◆ **Brief**
In the entries below, find the lines that contain the word "this" and copy them.

Stored data
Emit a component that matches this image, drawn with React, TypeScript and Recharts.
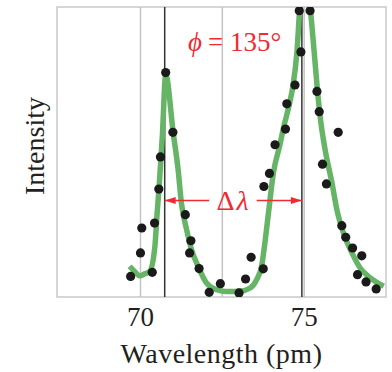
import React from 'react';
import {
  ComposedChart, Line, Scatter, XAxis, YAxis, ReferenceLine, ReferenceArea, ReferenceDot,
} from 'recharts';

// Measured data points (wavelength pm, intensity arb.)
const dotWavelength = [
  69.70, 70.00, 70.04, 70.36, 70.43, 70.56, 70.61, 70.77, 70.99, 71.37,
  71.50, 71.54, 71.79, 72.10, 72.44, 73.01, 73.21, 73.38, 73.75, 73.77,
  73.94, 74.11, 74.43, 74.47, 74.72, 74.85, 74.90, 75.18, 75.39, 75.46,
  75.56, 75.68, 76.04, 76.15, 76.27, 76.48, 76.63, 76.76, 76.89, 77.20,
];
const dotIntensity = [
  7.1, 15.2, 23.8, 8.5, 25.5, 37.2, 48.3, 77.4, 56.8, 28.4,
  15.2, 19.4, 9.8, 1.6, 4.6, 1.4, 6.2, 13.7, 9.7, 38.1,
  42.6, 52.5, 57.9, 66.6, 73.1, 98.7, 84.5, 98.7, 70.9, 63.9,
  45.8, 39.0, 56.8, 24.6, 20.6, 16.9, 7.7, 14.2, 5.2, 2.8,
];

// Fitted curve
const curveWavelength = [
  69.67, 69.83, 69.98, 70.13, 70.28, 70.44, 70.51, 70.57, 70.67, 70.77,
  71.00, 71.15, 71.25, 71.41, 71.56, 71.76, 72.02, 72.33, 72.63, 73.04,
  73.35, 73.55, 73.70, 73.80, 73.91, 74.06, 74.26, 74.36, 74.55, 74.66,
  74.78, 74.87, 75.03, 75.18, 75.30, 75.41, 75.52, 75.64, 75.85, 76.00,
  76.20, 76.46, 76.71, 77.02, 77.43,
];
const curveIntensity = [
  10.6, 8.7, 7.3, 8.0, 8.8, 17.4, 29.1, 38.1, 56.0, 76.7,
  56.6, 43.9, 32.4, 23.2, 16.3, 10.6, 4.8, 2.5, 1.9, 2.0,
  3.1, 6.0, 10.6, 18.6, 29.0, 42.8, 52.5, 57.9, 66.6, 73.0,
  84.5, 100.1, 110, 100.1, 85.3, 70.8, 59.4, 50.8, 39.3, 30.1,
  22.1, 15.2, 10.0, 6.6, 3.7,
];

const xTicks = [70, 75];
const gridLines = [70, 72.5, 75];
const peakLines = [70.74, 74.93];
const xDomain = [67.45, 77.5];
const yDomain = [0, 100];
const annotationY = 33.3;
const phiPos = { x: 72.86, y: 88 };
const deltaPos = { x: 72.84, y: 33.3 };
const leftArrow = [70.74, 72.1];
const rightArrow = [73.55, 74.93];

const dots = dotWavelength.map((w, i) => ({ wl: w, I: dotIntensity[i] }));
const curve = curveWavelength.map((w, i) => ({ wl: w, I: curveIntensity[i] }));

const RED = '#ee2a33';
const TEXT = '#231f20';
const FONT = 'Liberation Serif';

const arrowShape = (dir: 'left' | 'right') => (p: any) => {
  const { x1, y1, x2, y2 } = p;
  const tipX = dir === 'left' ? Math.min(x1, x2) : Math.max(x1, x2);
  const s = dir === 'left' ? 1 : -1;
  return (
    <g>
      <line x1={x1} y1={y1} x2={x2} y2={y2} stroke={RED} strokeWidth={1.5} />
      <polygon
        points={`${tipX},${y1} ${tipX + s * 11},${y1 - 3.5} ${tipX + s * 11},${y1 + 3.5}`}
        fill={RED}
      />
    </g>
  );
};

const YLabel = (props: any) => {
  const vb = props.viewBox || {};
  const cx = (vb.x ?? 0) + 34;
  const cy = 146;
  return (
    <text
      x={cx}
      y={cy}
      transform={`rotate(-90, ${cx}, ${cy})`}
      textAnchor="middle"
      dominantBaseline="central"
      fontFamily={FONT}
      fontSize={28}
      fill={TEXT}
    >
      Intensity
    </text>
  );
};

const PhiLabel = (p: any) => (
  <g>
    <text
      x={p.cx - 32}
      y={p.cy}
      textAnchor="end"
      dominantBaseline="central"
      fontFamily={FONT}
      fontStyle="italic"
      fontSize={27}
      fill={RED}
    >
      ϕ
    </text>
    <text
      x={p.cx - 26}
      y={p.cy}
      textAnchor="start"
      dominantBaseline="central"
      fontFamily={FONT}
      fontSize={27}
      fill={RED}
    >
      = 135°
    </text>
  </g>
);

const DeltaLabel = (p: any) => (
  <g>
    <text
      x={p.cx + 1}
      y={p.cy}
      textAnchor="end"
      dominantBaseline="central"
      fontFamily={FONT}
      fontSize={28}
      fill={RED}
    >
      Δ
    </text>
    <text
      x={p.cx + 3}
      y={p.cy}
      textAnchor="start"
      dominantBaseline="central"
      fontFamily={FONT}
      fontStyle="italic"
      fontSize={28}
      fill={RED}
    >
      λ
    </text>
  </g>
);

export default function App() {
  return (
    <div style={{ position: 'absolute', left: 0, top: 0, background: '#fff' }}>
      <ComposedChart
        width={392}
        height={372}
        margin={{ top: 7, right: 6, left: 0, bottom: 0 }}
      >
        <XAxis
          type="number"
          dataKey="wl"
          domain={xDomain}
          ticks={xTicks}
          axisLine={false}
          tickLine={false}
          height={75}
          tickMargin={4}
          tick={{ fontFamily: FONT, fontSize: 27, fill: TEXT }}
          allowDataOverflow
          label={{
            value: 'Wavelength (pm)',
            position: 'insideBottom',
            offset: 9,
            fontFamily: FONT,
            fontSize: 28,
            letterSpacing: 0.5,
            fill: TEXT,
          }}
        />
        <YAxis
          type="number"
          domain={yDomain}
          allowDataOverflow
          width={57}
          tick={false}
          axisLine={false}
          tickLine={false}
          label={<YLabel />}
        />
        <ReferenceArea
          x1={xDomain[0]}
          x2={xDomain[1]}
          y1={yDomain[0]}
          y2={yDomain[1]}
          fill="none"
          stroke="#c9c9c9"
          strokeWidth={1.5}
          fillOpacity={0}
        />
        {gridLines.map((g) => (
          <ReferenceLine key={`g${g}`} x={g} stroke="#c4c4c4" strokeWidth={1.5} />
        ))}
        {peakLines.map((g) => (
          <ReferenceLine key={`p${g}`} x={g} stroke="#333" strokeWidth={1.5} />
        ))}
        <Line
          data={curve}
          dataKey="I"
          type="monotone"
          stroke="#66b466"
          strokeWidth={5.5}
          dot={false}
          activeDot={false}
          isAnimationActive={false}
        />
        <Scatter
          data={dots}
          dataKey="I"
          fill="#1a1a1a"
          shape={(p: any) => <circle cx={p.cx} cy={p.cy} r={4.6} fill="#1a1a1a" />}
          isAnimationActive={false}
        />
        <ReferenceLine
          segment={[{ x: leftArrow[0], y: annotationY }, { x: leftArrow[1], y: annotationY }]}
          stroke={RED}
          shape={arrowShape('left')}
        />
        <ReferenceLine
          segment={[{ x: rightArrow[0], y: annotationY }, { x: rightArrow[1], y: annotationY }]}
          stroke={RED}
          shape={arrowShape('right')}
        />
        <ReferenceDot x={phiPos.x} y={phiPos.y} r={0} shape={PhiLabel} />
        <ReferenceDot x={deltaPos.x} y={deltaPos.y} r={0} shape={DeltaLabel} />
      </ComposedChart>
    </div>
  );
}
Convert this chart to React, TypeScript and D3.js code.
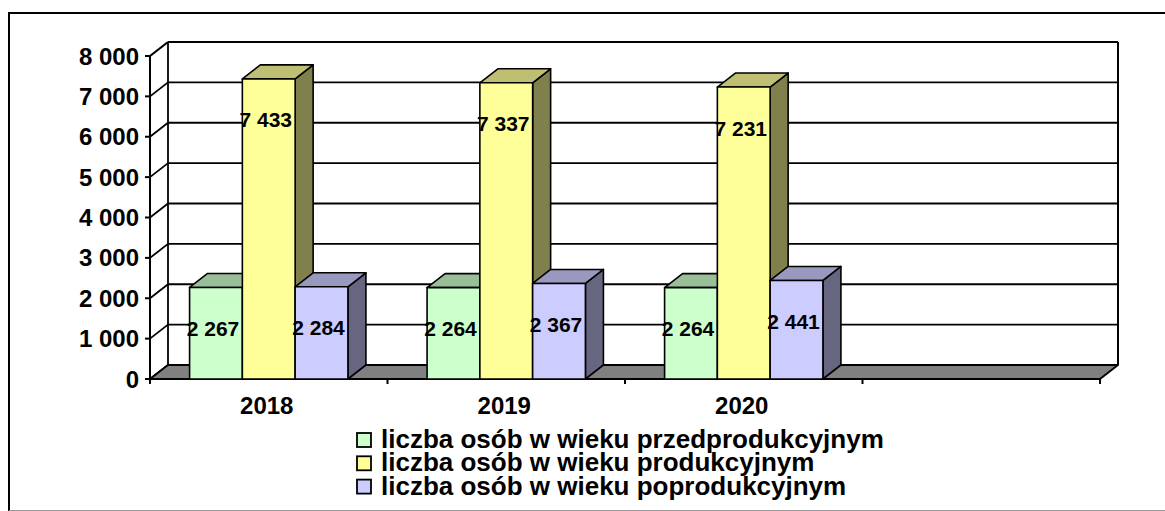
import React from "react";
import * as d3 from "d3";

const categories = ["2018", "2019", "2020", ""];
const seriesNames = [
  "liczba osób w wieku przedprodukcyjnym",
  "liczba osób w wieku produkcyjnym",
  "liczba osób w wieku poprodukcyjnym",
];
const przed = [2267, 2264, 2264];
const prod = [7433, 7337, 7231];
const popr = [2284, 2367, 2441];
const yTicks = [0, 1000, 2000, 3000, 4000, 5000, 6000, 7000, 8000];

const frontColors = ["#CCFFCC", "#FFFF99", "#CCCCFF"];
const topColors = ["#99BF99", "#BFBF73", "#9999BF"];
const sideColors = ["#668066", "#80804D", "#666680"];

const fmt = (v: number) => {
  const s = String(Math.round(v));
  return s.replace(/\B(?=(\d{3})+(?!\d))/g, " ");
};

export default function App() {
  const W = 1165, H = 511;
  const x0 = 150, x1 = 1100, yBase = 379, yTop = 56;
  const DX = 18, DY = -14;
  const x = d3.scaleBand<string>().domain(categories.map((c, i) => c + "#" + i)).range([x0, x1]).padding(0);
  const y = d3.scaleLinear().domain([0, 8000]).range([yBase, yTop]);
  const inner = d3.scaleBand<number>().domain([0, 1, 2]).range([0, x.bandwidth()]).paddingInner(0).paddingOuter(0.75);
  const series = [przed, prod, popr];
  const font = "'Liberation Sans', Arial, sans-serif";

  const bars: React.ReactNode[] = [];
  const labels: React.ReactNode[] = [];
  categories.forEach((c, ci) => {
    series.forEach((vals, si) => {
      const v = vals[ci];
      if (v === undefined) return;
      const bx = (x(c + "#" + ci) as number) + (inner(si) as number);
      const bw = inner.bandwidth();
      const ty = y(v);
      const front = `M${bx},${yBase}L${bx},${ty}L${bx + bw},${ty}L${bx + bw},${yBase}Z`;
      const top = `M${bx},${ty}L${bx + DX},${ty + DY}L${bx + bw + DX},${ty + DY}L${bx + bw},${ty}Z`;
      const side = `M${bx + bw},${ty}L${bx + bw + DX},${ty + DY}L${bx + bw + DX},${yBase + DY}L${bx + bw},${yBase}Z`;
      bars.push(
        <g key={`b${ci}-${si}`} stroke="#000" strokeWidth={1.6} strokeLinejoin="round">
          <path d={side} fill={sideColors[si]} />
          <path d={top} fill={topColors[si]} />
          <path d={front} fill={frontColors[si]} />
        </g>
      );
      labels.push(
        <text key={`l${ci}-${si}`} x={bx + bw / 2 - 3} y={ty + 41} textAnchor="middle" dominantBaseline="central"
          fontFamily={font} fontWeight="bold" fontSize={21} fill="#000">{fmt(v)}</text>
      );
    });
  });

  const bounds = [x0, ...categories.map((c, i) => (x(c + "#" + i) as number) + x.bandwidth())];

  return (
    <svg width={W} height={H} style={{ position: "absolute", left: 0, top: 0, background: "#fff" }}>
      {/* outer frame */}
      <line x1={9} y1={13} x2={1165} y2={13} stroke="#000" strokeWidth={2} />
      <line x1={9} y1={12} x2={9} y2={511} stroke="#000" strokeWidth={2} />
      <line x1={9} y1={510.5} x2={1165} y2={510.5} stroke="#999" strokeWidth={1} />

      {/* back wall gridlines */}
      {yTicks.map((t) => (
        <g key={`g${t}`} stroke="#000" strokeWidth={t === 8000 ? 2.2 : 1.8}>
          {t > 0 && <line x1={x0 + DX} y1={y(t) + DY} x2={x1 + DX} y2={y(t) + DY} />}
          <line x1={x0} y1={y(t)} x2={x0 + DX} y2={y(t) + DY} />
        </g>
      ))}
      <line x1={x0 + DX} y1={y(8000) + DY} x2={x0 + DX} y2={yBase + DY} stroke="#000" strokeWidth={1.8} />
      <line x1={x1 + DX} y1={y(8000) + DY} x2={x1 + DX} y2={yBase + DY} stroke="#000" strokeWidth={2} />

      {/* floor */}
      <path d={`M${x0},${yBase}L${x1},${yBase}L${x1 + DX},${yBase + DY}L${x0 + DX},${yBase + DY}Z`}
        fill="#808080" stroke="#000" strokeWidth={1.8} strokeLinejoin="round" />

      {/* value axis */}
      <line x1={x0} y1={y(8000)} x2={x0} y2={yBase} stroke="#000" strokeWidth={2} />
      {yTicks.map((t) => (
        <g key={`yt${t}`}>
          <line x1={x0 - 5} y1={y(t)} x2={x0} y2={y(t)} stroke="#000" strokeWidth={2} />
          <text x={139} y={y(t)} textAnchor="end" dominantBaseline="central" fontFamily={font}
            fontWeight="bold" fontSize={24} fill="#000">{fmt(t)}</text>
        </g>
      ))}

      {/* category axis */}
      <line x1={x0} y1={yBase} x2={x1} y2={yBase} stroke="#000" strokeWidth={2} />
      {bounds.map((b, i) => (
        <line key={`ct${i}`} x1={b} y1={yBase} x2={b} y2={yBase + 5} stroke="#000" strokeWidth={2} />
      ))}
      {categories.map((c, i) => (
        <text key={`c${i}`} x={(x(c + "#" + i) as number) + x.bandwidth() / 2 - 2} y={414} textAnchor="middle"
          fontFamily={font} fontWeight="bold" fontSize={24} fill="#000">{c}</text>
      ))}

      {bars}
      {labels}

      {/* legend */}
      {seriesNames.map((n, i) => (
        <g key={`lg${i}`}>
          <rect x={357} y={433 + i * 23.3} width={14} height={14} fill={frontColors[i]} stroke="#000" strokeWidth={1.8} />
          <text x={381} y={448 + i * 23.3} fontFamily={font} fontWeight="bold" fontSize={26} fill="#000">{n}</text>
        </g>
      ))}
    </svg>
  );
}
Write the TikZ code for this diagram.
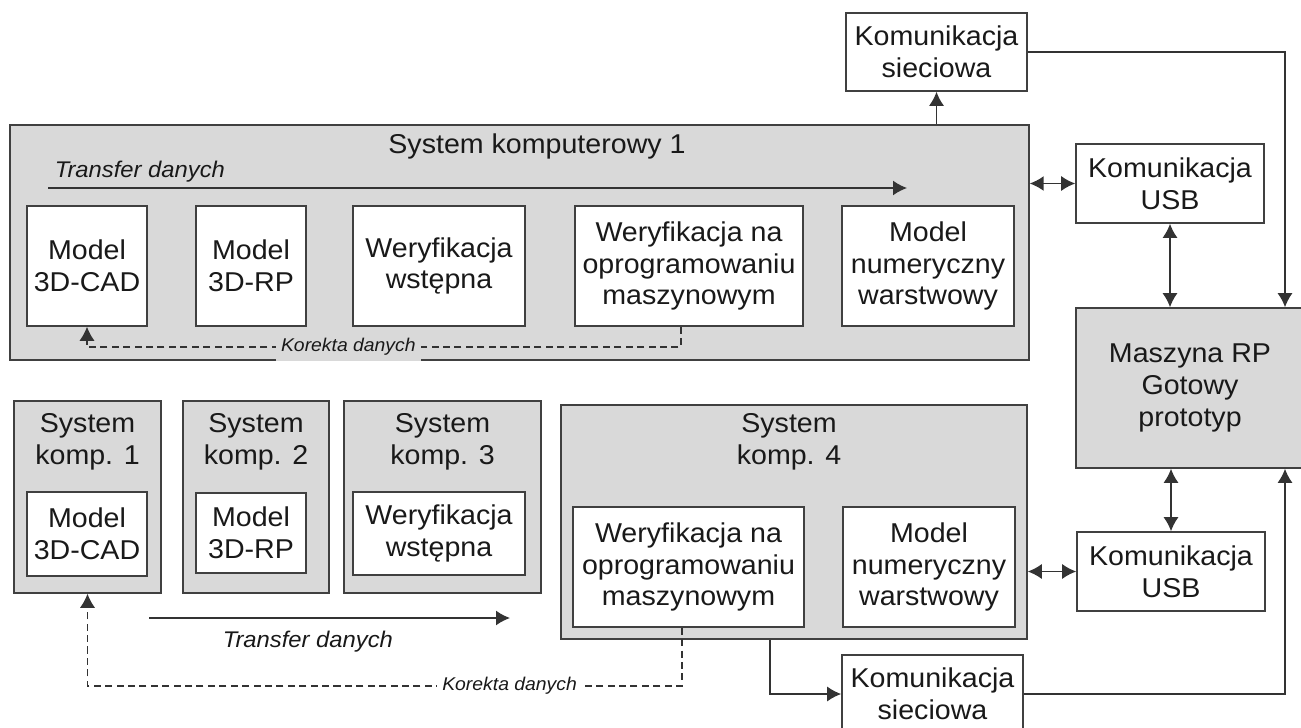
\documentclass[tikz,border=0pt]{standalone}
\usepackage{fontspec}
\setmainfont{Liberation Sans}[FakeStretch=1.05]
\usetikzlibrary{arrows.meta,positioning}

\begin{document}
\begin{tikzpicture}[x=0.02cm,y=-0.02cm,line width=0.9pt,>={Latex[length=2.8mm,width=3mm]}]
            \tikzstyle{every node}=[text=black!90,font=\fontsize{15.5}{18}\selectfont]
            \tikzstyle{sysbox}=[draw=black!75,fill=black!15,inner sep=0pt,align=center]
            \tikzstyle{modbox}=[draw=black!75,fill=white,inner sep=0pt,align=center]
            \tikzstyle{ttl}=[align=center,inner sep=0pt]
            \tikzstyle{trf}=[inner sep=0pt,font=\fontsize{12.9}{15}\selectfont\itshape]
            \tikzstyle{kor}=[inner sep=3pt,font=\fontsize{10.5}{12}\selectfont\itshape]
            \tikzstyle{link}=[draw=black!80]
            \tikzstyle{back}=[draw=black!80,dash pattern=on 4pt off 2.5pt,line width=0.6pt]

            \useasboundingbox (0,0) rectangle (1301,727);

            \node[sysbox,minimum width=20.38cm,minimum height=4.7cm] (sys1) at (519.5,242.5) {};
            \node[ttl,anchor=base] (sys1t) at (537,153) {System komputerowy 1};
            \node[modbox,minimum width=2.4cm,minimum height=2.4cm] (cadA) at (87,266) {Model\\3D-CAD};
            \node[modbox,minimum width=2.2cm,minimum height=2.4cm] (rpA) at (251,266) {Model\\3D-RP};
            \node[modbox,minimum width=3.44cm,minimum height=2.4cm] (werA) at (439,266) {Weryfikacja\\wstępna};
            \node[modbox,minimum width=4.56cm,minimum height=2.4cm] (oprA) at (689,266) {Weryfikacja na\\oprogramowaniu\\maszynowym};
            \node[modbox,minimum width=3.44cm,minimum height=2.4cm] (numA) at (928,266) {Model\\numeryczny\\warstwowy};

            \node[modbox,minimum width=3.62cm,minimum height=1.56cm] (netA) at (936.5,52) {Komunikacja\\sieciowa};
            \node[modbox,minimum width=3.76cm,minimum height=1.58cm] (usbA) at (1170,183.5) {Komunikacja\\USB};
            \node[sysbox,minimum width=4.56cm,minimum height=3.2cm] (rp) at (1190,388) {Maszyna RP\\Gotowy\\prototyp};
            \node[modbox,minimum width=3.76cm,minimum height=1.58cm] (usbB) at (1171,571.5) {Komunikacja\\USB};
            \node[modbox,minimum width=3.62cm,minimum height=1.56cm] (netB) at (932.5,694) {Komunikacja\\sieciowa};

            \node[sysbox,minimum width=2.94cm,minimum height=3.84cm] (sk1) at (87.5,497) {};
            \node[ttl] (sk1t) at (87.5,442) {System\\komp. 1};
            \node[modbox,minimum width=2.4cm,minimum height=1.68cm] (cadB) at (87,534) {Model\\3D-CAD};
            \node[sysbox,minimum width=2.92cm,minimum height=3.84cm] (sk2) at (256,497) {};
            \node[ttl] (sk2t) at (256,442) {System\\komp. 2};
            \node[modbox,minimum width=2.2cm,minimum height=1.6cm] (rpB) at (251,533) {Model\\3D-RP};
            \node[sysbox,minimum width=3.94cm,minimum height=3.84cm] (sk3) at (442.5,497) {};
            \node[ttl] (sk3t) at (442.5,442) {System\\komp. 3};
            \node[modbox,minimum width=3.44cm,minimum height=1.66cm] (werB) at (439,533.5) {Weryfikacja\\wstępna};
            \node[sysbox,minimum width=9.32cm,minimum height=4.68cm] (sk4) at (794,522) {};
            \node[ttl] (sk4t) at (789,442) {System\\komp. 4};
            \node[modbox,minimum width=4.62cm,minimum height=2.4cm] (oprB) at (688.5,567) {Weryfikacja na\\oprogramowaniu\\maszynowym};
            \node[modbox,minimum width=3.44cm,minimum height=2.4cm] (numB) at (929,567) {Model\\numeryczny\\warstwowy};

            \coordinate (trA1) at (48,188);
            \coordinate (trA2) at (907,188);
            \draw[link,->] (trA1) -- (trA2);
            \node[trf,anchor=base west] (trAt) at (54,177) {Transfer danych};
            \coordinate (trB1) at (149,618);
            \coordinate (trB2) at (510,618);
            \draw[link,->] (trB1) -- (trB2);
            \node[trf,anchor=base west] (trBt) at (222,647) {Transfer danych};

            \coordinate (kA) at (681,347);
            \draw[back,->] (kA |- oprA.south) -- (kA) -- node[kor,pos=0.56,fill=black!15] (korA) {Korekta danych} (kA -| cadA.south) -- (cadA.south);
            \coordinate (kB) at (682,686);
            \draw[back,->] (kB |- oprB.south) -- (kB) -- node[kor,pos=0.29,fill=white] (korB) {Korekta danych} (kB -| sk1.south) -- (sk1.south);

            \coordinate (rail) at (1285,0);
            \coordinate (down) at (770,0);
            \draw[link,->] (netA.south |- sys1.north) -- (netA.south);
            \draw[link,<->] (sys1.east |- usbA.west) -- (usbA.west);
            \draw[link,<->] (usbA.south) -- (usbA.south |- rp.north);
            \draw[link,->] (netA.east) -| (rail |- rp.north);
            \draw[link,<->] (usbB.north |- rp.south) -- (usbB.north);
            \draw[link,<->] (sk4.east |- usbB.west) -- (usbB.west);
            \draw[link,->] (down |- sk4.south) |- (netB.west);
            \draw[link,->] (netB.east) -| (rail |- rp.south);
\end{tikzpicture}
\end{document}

◆ **The completed task**
Emit a component that matches this image, drawn with React, TypeScript and Recharts.
Convert this chart to React, TypeScript and D3.js code.
Write the TikZ code for this diagram.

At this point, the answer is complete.